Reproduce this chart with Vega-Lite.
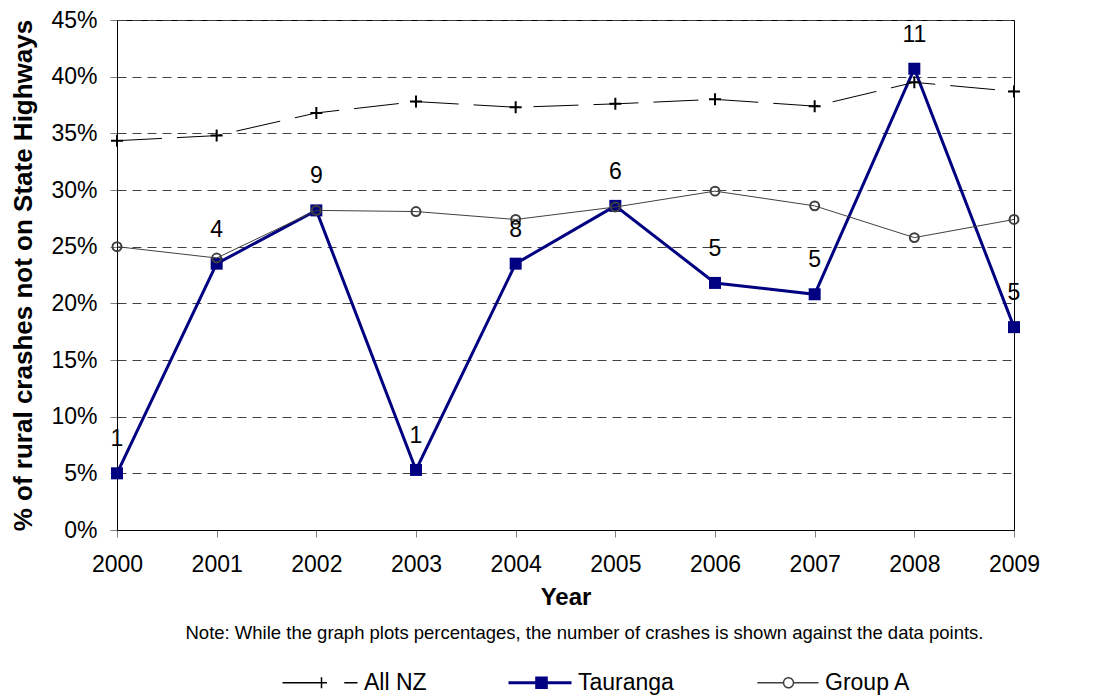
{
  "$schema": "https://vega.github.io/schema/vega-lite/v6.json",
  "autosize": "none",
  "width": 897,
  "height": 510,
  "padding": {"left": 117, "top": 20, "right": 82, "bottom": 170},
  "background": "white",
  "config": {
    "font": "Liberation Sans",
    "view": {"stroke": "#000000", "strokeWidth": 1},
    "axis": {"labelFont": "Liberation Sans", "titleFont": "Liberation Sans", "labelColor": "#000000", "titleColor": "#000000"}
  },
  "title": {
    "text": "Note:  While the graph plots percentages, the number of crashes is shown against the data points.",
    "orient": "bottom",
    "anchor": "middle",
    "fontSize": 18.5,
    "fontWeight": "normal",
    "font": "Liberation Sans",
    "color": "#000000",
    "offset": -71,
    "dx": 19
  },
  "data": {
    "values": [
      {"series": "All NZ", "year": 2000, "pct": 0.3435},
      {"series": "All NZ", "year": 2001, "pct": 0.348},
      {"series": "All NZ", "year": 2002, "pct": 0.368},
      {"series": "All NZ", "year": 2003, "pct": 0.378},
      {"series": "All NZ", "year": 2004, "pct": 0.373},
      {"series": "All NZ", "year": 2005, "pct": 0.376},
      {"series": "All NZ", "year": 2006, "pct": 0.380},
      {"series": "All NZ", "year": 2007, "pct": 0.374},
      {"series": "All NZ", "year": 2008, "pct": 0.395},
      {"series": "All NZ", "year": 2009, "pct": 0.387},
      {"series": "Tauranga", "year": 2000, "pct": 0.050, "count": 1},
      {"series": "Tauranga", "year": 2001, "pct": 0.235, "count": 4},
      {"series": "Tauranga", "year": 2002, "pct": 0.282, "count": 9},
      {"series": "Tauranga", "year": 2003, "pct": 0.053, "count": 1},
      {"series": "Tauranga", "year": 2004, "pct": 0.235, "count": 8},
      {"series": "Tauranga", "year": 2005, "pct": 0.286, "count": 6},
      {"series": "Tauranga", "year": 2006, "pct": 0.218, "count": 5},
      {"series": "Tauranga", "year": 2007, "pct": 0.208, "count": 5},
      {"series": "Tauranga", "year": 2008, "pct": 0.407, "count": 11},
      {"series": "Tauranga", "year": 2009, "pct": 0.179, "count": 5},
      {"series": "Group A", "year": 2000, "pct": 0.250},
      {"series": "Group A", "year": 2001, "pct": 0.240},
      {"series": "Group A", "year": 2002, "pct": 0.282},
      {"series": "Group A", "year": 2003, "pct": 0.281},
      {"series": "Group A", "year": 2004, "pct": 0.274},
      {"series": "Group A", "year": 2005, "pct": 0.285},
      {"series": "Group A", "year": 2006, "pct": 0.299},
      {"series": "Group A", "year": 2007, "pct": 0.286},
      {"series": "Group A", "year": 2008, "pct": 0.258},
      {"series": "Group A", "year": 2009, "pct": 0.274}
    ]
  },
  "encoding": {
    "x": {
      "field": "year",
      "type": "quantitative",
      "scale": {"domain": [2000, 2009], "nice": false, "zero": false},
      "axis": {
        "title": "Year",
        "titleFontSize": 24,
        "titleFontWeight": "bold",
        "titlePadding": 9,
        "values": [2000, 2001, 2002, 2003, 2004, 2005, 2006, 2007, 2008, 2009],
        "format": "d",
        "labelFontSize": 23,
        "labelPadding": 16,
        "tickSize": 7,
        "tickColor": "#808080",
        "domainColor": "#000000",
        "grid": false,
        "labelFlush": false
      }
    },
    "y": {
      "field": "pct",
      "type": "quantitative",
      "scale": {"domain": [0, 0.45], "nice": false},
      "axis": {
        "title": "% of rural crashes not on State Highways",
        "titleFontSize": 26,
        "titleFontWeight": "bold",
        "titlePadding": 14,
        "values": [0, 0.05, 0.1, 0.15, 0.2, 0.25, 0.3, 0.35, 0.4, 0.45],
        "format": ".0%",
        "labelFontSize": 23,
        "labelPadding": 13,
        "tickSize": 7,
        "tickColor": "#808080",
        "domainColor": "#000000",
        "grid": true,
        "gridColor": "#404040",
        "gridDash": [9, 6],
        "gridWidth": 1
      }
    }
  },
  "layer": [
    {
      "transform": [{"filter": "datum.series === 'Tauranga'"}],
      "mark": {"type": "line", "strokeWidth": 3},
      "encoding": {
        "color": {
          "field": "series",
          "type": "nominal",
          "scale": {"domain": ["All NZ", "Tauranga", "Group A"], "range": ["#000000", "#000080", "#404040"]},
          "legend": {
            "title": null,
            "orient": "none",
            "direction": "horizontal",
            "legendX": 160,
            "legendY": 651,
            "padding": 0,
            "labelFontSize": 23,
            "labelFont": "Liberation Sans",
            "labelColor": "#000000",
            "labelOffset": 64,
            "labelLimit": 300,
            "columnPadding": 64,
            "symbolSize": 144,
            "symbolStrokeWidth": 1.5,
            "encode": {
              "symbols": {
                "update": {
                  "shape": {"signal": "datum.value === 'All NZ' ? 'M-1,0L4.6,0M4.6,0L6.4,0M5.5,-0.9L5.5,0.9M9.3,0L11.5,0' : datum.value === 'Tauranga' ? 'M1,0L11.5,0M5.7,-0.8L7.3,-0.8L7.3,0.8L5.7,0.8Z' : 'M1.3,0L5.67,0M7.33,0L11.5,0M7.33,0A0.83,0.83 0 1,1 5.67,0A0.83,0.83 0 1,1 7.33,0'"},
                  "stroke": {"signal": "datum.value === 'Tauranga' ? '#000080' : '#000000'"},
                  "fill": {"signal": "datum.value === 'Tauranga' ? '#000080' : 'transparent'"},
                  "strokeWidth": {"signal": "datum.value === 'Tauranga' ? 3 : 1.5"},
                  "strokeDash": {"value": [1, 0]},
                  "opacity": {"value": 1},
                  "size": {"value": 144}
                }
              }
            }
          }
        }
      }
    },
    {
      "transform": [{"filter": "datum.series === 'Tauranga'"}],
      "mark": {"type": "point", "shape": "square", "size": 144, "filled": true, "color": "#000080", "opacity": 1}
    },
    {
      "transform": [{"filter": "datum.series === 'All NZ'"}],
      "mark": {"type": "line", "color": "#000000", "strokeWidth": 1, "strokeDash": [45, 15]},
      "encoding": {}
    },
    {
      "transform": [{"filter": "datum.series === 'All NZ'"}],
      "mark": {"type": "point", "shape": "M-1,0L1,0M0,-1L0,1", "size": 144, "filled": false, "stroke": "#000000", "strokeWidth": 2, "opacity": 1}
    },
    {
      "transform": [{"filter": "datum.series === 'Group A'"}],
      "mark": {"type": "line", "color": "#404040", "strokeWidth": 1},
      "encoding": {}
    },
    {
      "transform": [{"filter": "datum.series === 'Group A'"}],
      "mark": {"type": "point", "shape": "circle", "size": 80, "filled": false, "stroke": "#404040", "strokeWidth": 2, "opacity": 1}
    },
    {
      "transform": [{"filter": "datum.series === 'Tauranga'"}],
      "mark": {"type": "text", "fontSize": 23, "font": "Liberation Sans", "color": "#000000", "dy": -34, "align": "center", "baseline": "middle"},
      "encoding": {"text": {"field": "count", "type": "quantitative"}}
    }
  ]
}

What is needed> Quote the data above in full, leaving out the pictures it holds.

Task solution>
Reproduce this chart with Vega-Lite.
{
  "$schema": "https://vega.github.io/schema/vega-lite/v6.json",
  "autosize": "none",
  "width": 897,
  "height": 510,
  "padding": {"left": 117, "top": 20, "right": 82, "bottom": 170},
  "background": "white",
  "config": {
    "font": "Liberation Sans",
    "view": {"stroke": "#000000", "strokeWidth": 1},
    "axis": {"labelFont": "Liberation Sans", "titleFont": "Liberation Sans", "labelColor": "#000000", "titleColor": "#000000"}
  },
  "title": {
    "text": "Note:  While the graph plots percentages, the number of crashes is shown against the data points.",
    "orient": "bottom",
    "anchor": "middle",
    "fontSize": 18.5,
    "fontWeight": "normal",
    "font": "Liberation Sans",
    "color": "#000000",
    "offset": -71,
    "dx": 19
  },
  "data": {
    "values": [
      {"series": "All NZ", "year": 2000, "pct": 0.3435},
      {"series": "All NZ", "year": 2001, "pct": 0.348},
      {"series": "All NZ", "year": 2002, "pct": 0.368},
      {"series": "All NZ", "year": 2003, "pct": 0.378},
      {"series": "All NZ", "year": 2004, "pct": 0.373},
      {"series": "All NZ", "year": 2005, "pct": 0.376},
      {"series": "All NZ", "year": 2006, "pct": 0.380},
      {"series": "All NZ", "year": 2007, "pct": 0.374},
      {"series": "All NZ", "year": 2008, "pct": 0.395},
      {"series": "All NZ", "year": 2009, "pct": 0.387},
      {"series": "Tauranga", "year": 2000, "pct": 0.050, "count": 1},
      {"series": "Tauranga", "year": 2001, "pct": 0.235, "count": 4},
      {"series": "Tauranga", "year": 2002, "pct": 0.282, "count": 9},
      {"series": "Tauranga", "year": 2003, "pct": 0.053, "count": 1},
      {"series": "Tauranga", "year": 2004, "pct": 0.235, "count": 8},
      {"series": "Tauranga", "year": 2005, "pct": 0.286, "count": 6},
      {"series": "Tauranga", "year": 2006, "pct": 0.218, "count": 5},
      {"series": "Tauranga", "year": 2007, "pct": 0.208, "count": 5},
      {"series": "Tauranga", "year": 2008, "pct": 0.407, "count": 11},
      {"series": "Tauranga", "year": 2009, "pct": 0.179, "count": 5},
      {"series": "Group A", "year": 2000, "pct": 0.250},
      {"series": "Group A", "year": 2001, "pct": 0.240},
      {"series": "Group A", "year": 2002, "pct": 0.282},
      {"series": "Group A", "year": 2003, "pct": 0.281},
      {"series": "Group A", "year": 2004, "pct": 0.274},
      {"series": "Group A", "year": 2005, "pct": 0.285},
      {"series": "Group A", "year": 2006, "pct": 0.299},
      {"series": "Group A", "year": 2007, "pct": 0.286},
      {"series": "Group A", "year": 2008, "pct": 0.258},
      {"series": "Group A", "year": 2009, "pct": 0.274}
    ]
  },
  "encoding": {
    "x": {
      "field": "year",
      "type": "quantitative",
      "scale": {"domain": [2000, 2009], "nice": false, "zero": false},
      "axis": {
        "title": "Year",
        "titleFontSize": 24,
        "titleFontWeight": "bold",
        "titlePadding": 9,
        "values": [2000, 2001, 2002, 2003, 2004, 2005, 2006, 2007, 2008, 2009],
        "format": "d",
        "labelFontSize": 23,
        "labelPadding": 16,
        "tickSize": 7,
        "tickColor": "#808080",
        "domainColor": "#000000",
        "grid": false,
        "labelFlush": false
      }
    },
    "y": {
      "field": "pct",
      "type": "quantitative",
      "scale": {"domain": [0, 0.45], "nice": false},
      "axis": {
        "title": "% of rural crashes not on State Highways",
        "titleFontSize": 26,
        "titleFontWeight": "bold",
        "titlePadding": 14,
        "values": [0, 0.05, 0.1, 0.15, 0.2, 0.25, 0.3, 0.35, 0.4, 0.45],
        "format": ".0%",
        "labelFontSize": 23,
        "labelPadding": 13,
        "tickSize": 7,
        "tickColor": "#808080",
        "domainColor": "#000000",
        "grid": true,
        "gridColor": "#404040",
        "gridDash": [9, 6],
        "gridWidth": 1
      }
    }
  },
  "layer": [
    {
      "transform": [{"filter": "datum.series === 'Tauranga'"}],
      "mark": {"type": "line", "strokeWidth": 3},
      "encoding": {
        "color": {
          "field": "series",
          "type": "nominal",
          "scale": {"domain": ["All NZ", "Tauranga", "Group A"], "range": ["#000000", "#000080", "#404040"]},
          "legend": {
            "title": null,
            "orient": "none",
            "direction": "horizontal",
            "legendX": 160,
            "legendY": 651,
            "padding": 0,
            "labelFontSize": 23,
            "labelFont": "Liberation Sans",
            "labelColor": "#000000",
            "labelOffset": 64,
            "labelLimit": 300,
            "columnPadding": 64,
            "symbolSize": 144,
            "symbolStrokeWidth": 1.5,
            "encode": {
              "symbols": {
                "update": {
                  "shape": {"signal": "datum.value === 'All NZ' ? 'M-1,0L4.6,0M4.6,0L6.4,0M5.5,-0.9L5.5,0.9M9.3,0L11.5,0' : datum.value === 'Tauranga' ? 'M1,0L11.5,0M5.7,-0.8L7.3,-0.8L7.3,0.8L5.7,0.8Z' : 'M1.3,0L5.67,0M7.33,0L11.5,0M7.33,0A0.83,0.83 0 1,1 5.67,0A0.83,0.83 0 1,1 7.33,0'"},
                  "stroke": {"signal": "datum.value === 'Tauranga' ? '#000080' : '#000000'"},
                  "fill": {"signal": "datum.value === 'Tauranga' ? '#000080' : 'transparent'"},
                  "strokeWidth": {"signal": "datum.value === 'Tauranga' ? 3 : 1.5"},
                  "strokeDash": {"value": [1, 0]},
                  "opacity": {"value": 1},
                  "size": {"value": 144}
                }
              }
            }
          }
        }
      }
    },
    {
      "transform": [{"filter": "datum.series === 'Tauranga'"}],
      "mark": {"type": "point", "shape": "square", "size": 144, "filled": true, "color": "#000080", "opacity": 1}
    },
    {
      "transform": [{"filter": "datum.series === 'All NZ'"}],
      "mark": {"type": "line", "color": "#000000", "strokeWidth": 1, "strokeDash": [45, 15]},
      "encoding": {}
    },
    {
      "transform": [{"filter": "datum.series === 'All NZ'"}],
      "mark": {"type": "point", "shape": "M-1,0L1,0M0,-1L0,1", "size": 144, "filled": false, "stroke": "#000000", "strokeWidth": 2, "opacity": 1}
    },
    {
      "transform": [{"filter": "datum.series === 'Group A'"}],
      "mark": {"type": "line", "color": "#404040", "strokeWidth": 1},
      "encoding": {}
    },
    {
      "transform": [{"filter": "datum.series === 'Group A'"}],
      "mark": {"type": "point", "shape": "circle", "size": 80, "filled": false, "stroke": "#404040", "strokeWidth": 2, "opacity": 1}
    },
    {
      "transform": [{"filter": "datum.series === 'Tauranga'"}],
      "mark": {"type": "text", "fontSize": 23, "font": "Liberation Sans", "color": "#000000", "dy": -34, "align": "center", "baseline": "middle"},
      "encoding": {"text": {"field": "count", "type": "quantitative"}}
    }
  ]
}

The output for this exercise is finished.